To my understanding, the “Payment Entry” is more or less a simplified version of a Journal Entry. (According to the documentation: “Using Journal Entry requires an understanding of which Account will get Debited or Credited. In the Payment Entry, it is managed in the backend, hence simpler for the User.”)
It seems the Payment Entry is, currently, only designed for paying invoices/receiving payments from suppliers/customers. Currently, the Payment Entry (“Payment type: Pay”) can only be used to book against payable accounts (such as a creditor account). Is there a reason, one cannot directly book against an expense account?
Use cases would be: e.g. paying a bill directly into the respective expense account.
What are possible cons to extend the Payment Entry to allow booking against expense accounts?
(I know that such a booking can be done with the Journal Entry, but as stated above, Payment Entries are a bit easier for non-accountants to use)
Stop me if you’ve heard/seen this before but wouldn’t using a Sales Invoice for a Generic Item called Expense (which is not a stock item) be the optimum option for this? You could use the Include Payment option and finish the whole thing in a single entry. At the item level (You can pull it into the Item Table grid) you can pick the Expense account you want this charge to hit.
But if you absolutely are dead against using the Sales Invoice option (Quickbooks users usually are), yes, your Payment Entry option seems to be a good approach, but that requires customization. And if you had to do customization, you could do a new DocType for making expenses and the DocType could include the payment and also make a charge. But that would hit the General Ledger and my guess is that using a new DocType to hit the General Ledger will mean a lot of coding in a lot of places. So, you are better off using the Journal Entry option or the Sales Invoice Option.
Thanks for the advice. That’s an interesting solution I haven’t thought about, yet. The form for Purchase/Sales Invoice is more complicated though than submitting a Payment Entry.
It seems it wouldn’t be a big change to the Payment Entry doctype to make my suggestion to work. I was thinking about submitting a Github issue because I think the current setup is an unnatural restriction to the Payment Entry doctype. However, I wasn’t sure whether I understood the Payment Entry, correctly. IMHO Payment Entry should allow to record expenses/incomes.
Thanks for your suggestion using the Purchase Invoice though. I will discuss with my team whether this is an option. (Thanks also for telling me about the “Include Payment” option. I did not see that before. That could be handy.)
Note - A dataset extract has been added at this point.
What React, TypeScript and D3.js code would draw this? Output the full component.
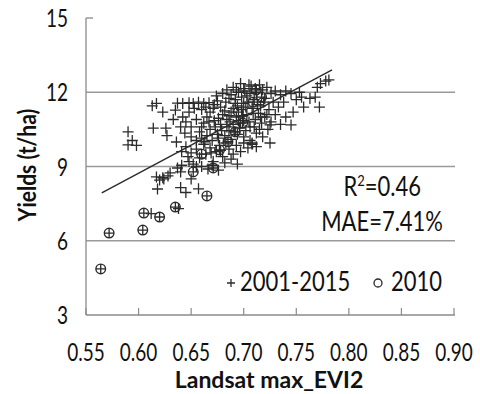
import React from "react";
import * as d3 from "d3";

const xTicks = [0.55, 0.6, 0.65, 0.7, 0.75, 0.8, 0.85, 0.9];
const yTicks = [3, 6, 9, 12, 15];
const gridValues = [6, 9, 12];

// 2001-2015 samples: [max_EVI2, yield]
const allYears: [number, number][] = [
  [0.590, 10.40], [0.594, 10.05], [0.590, 9.87], [0.598, 9.85], [0.613, 11.45], [0.617, 11.55],
  [0.623, 11.20], [0.614, 10.55], [0.626, 10.55], [0.627, 10.25], [0.635, 11.28], [0.633, 10.90],
  [0.637, 11.56], [0.636, 9.99],
  [0.617, 8.58], [0.620, 8.45], [0.624, 8.50], [0.618, 8.09], [0.630, 8.74], [0.637, 8.94],
  [0.640, 8.78], [0.641, 9.05], [0.623, 8.55], [0.628, 8.62], [0.640, 8.15], [0.645, 7.95],
  [0.650, 8.50], [0.657, 8.10], [0.655, 9.00], [0.648, 9.20], [0.612, 7.10], [0.638, 7.30],
  [0.642, 11.55], [0.648, 11.58], [0.652, 11.55], [0.657, 11.60], [0.662, 11.55], [0.667, 11.58],
  [0.672, 11.50], [0.660, 11.30], [0.668, 11.20], [0.675, 11.65], [0.680, 11.95], [0.684, 12.10],
  [0.688, 11.90], [0.690, 12.20], [0.695, 12.00], [0.700, 12.15], [0.703, 11.85], [0.707, 12.25],
  [0.712, 12.00], [0.715, 12.30], [0.718, 12.10], [0.722, 12.20], [0.726, 11.95], [0.730, 12.05],
  [0.735, 11.90], [0.705, 12.30], [0.697, 12.35], [0.692, 11.70], [0.683, 11.60], [0.678, 11.40],
  [0.700, 11.55], [0.710, 11.70], [0.720, 11.75], [0.728, 11.60], [0.733, 11.40], [0.724, 11.30],
  [0.716, 11.45],
  [0.645, 10.80], [0.650, 10.60], [0.655, 10.90], [0.658, 10.40], [0.662, 10.75], [0.665, 11.00],
  [0.668, 10.50], [0.672, 10.85], [0.675, 10.30], [0.678, 10.70], [0.680, 11.10], [0.684, 10.90],
  [0.686, 10.45], [0.688, 11.20], [0.690, 10.70], [0.693, 11.00], [0.696, 10.55], [0.698, 11.30],
  [0.700, 10.85], [0.703, 11.10], [0.706, 10.60], [0.708, 11.35], [0.711, 10.90], [0.714, 11.15],
  [0.717, 10.75], [0.720, 11.00], [0.723, 10.50], [0.726, 10.80], [0.730, 11.10], [0.735, 10.70],
  [0.740, 11.00], [0.650, 10.20], [0.655, 10.05], [0.660, 10.15], [0.665, 10.25], [0.670, 10.05],
  [0.676, 10.15], [0.682, 10.25], [0.688, 10.10], [0.694, 10.30], [0.700, 10.20], [0.706, 10.05],
  [0.712, 10.35], [0.718, 10.20], [0.644, 10.35], [0.640, 10.60], [0.642, 11.00], [0.648, 11.20],
  [0.653, 11.35], [0.671, 11.35], [0.694, 11.45], [0.704, 11.60],
  [0.645, 9.80], [0.650, 9.55], [0.655, 9.70], [0.658, 9.35], [0.662, 9.90], [0.664, 9.50],
  [0.668, 9.75], [0.671, 9.20], [0.674, 9.60], [0.677, 9.85], [0.680, 9.40], [0.683, 9.95],
  [0.686, 9.70], [0.690, 9.50], [0.693, 9.85], [0.697, 9.60], [0.700, 9.95], [0.704, 9.75],
  [0.708, 9.90], [0.712, 9.80], [0.652, 9.10], [0.660, 9.00], [0.666, 8.90], [0.670, 9.05],
  [0.676, 8.85], [0.682, 9.15], [0.688, 9.30], [0.694, 9.10], [0.647, 9.40], [0.641, 9.60],
  [0.725, 10.68], [0.745, 10.68], [0.708, 9.95], [0.725, 9.95], [0.747, 11.20], [0.753, 12.00],
  [0.755, 11.80], [0.763, 11.75], [0.770, 12.20], [0.773, 12.35], [0.778, 12.45], [0.781, 12.50],
  [0.768, 11.80], [0.772, 11.40], [0.757, 11.40], [0.740, 12.05], [0.745, 11.95], [0.750, 11.70],
  [0.738, 11.60],
  [0.682, 11.25], [0.686, 11.05], [0.690, 11.35], [0.695, 10.85], [0.699, 11.05], [0.702, 11.40],
  [0.705, 10.80], [0.709, 11.15], [0.713, 11.50], [0.716, 11.00], [0.719, 11.60], [0.722, 11.10],
  [0.684, 10.60], [0.691, 10.40], [0.697, 10.75], [0.702, 10.45], [0.710, 10.60], [0.715, 10.50],
  [0.676, 10.95], [0.679, 10.45], [0.687, 10.80], [0.692, 11.55], [0.698, 11.80], [0.706, 11.95],
  [0.711, 12.15], [0.701, 12.05], [0.693, 12.10], [0.686, 11.75], [0.674, 11.85], [0.664, 11.40],
  [0.660, 10.60], [0.667, 10.80], [0.673, 10.60], [0.663, 10.00], [0.669, 9.55], [0.678, 9.65],
];

// 2010 samples: [max_EVI2, yield]
const year2010: [number, number][] = [
  [0.564, 4.86], [0.572, 6.31], [0.604, 6.43], [0.605, 7.12], [0.620, 6.96], [0.635, 7.36],
  [0.665, 7.81], [0.652, 8.78], [0.671, 8.94], [0.677, 9.67], [0.692, 10.40], [0.699, 10.76],
  [0.695, 11.20], [0.709, 11.60], [0.712, 12.10], [0.717, 11.80], [0.685, 10.00], [0.660, 9.50],
];

const trendX = [0.565, 0.784];
const trendY = [7.93, 12.9];

const legendLabels = ["2001-2015", "2010"];
const r2Value = "0.46";
const maeValue = "7.41%";

const INK = "#2b2b2b";
const FONT = "Lato, 'Open Sans', sans-serif";

function Cross({ cx, cy, s = 5.5 }: { cx: number; cy: number; s?: number }) {
  return (
    <path
      d={`M${cx - s},${cy}H${cx + s}M${cx},${cy - s}V${cy + s}`}
      stroke={INK}
      strokeWidth={1.3}
      fill="none"
    />
  );
}

function T({ x, y, anchor = "start", size = 20, weight = "normal", sy = 1.2, children }: any) {
  return (
    <g transform={`translate(${x},${y}) scale(1,${sy})`}>
      <text
        x={0}
        y={0}
        textAnchor={anchor}
        fontFamily={FONT}
        fontSize={size}
        fontWeight={weight}
        fill="#111"
      >
        {children}
      </text>
    </g>
  );
}

export default function App() {
  const W = 480;
  const H = 394;
  const x = d3.scaleLinear().domain([0.55, 0.9]).range([86, 454]);
  const y = d3.scaleLinear().domain([3, 15]).range([315, 18]);
  const line = d3
    .line<number>()
    .x((_, i) => x(trendX[i]))
    .y((d) => y(d));

  return (
    <svg
      width={W}
      height={H}
      style={{ position: "absolute", left: 0, top: 0, background: "#fff" }}
    >
      <rect width={W} height={H} fill="#fff" />
      {gridValues.map((v) => (
        <line key={v} x1={x(0.55)} x2={x(0.9) + 1} y1={y(v)} y2={y(v)} stroke="#9a9a9a" strokeWidth={1.5} />
      ))}
      {/* axes */}
      <line x1={x(0.55)} x2={x(0.55)} y1={y(15)} y2={y(3)} stroke="#8a8a8a" strokeWidth={1.3} />
      <line x1={x(0.55)} x2={x(0.9) + 1} y1={y(3)} y2={y(3)} stroke="#8a8a8a" strokeWidth={1.3} />
      <line x1={x(0.55)} x2={x(0.55) + 7} y1={y(15)} y2={y(15)} stroke="#8a8a8a" strokeWidth={1.3} />
      {xTicks.map((t) => (
        <line key={t} x1={x(t)} x2={x(t)} y1={y(3)} y2={y(3) - 7} stroke="#8a8a8a" strokeWidth={1.2} />
      ))}
      {yTicks.map((t) => (
        <T key={t} x={68} y={y(t) + 9} anchor="end" size={19} sy={1.3}>
          {t}
        </T>
      ))}
      {xTicks.map((t) => (
        <T key={t} x={x(t)} y={361} anchor="middle" size={19} sy={1.3}>
          {t.toFixed(2)}
        </T>
      ))}
      {/* points */}
      {allYears.map(([a, b], i) => (
        <Cross key={"c" + i} cx={x(a)} cy={y(b)} />
      ))}
      {year2010.map(([a, b], i) => (
        <g key={"o" + i}>
          <circle cx={x(a)} cy={y(b)} r={4.8} fill="none" stroke={INK} strokeWidth={1.4} />
          <Cross cx={x(a)} cy={y(b)} s={4.8} />
        </g>
      ))}
      <path d={line(trendY) || ""} stroke={INK} strokeWidth={1.4} fill="none" />
      {/* annotations */}
      <g transform={`translate(421,196) scale(1,1.2)`}>
        <text textAnchor="end" fontFamily={FONT} fontSize={22} fill="#111">
          R<tspan dy={-8} fontSize={13}>2</tspan>
          <tspan dy={8}>={r2Value}</tspan>
        </text>
      </g>
      <T x={443} y={231} anchor="end" size={22} sy={1.2}>
        MAE={maeValue}
      </T>
      {/* legend */}
      <Cross cx={231} cy={283} s={4} />
      <T x={240} y={291} size={22} sy={1.2}>
        {legendLabels[0]}
      </T>
      <circle cx={378} cy={283} r={4} fill="none" stroke={INK} strokeWidth={1.3} />
      <T x={391} y={291} size={22} sy={1.2}>
        {legendLabels[1]}
      </T>
      {/* titles */}
      <T x={269} y={388} anchor="middle" size={23} weight="bold" sy={1.0}>
        Landsat max_EVI2
      </T>
      <g transform={`translate(36,165) rotate(-90) scale(1,1.15)`}>
        <text textAnchor="middle" fontFamily={FONT} fontSize={21} fontWeight="bold" fill="#111">
          Yields (t/ha)
        </text>
      </g>
    </svg>
  );
}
Thanks @Fred1 . Unfortunately, this solution hasn’t been published to the Frappe Cloud Market Place. So, this solution (although I like it) is not available for Frappe Cloud user. I asked the creator of the app whether he could add it to the market place.
Payment Entry is really designed to handle settlement for payable and receivable accounts in an accrual system. It writes to the ledger, so in principle you could have it do anything you wanted, but I’m not sure that doing expenses this way is really in the spirit of what the doctype is there for. It’s possible, but it feels to me like a bit of a hack.
I agree very much, though, that the invoice doctypes can be absolutely overwhelming for simple purchases. The challenge is that, for many companies, purchasing and selling can be at times very complicated and at other times very simple. An invoice could involve dozens of approval steps and elaborate terms of payment, or it could be the box of donuts a manager bought for a meeting. Those two possibilities are in some ways the exact same thing and in other ways completely different.
One solution to this problem would be to create a new doctype, like how it’s done in the lovely app @adam26d crated. Another approach would be to create a streamlined interface that would let users enter just basic information and then generate a full sales/purchase invoice on the backend. The Journal Entry doctype has something like this. When you create a new journal entry, there’s a button in the top right called “Quick Entry”, and if you click on that a modal pops up with just a few different fields. It’s a nice tool, and it makes entering simple transactions extremely quick. Something similar could be created relatively easily for sales and purchase invoices.
Understood. Thanks for the detailed explanation. That helps. (Would be nice if the Expense Doctype was available in Frappe Cloud or added to the core). This is not a super urgent thing as we can book such things with a Journal Entry or Purchase Invoice as suggested above, but a quicker/simpler way to input data is appreciated.
I experimented a bit with the “Quick Entry” options before. They are quite neat and help in terms of UX. Might make sense if ERPnext had by default a few more Quick Entry forms for other doctypes such as for the invoices. I guess the new way how things are rendered with Tabs in V14 also will help (I only tested the PR at the time of development but haven’t worked with them operationally).
Many years back we copied the SAP method of directly making a GL entry for daily expenses plus tax if paid. No need of making an invoice for every payment.
The code is inside our app. Maybe you can pull the code to make it into an independent app out of the code.